Every now and then I get a bad ass email response to one of my posts. Since I’m about to leave for San Francisco to hang with some friends, I figured I’d post one of them because I my brain was murdered last night at the end of a thirteen hour work day (Damn you coinciding projects).
Anyway, below is a letter from Jess who is responding to my mostly sarcastic Ask Dave! post from yesterday. Since she took enough time to write out what is in effect the RIGHT answer to Not Satisfied in Nova Scotia’s letter, I figured I’d post it and not quietly remind her that everyone should always read this site as if there are giant quotation marks around every word (I’m what they call “sarcastic”).
Anyway, here it is:
One of my favorite parts of Dear Abby is when she posts when readers disagree with her.

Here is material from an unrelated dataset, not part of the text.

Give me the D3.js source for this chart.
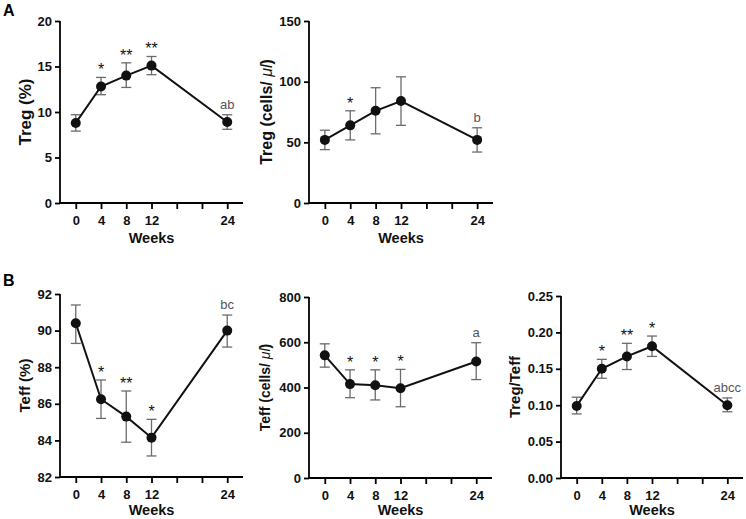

Now I am writing to you to tell you that I disagree with the second half of your reply to Not Satisfied in Nova Scotia.
Part #1 was spot on. I too was given an unfortunate piece of jewelry by a boyfriend. It was a silver bracelet. I violently despise anything on my wrist, but since he obviously tried really hard to find something I would like, I wore it every day until we broke up.
Part #2 was a travesty. Rather than suggesting she train her boyfriend, perhaps you should have suggested that if she is going to insist on being materialistic, she should stop being a manipulative bitch and tell him point blank what she would like. Men are dense. Dropping hints and expecting a guy to comprehend, or even notice that you are trying to communicate with him, is like throwing a rock at Mount Everest and expecting it to fall over. It is completely unfair for women to be all ‘I gave him so many hints!’ and then get mad because men simply do not communicate like that. She needs to pick out exactly what she would like and hand him several photos or print outs of exactly what she would like with ‘THIS IS WHAT I WOULD LIKE FOR MY BIRTHDAY/VALENTINE’S/CHRISTMAS/ETC.’ written on it. This is how you tell a guy that you want something in particular, not by pointing items out and commenting on them. It’s girls like that who give the rest of us a bad name.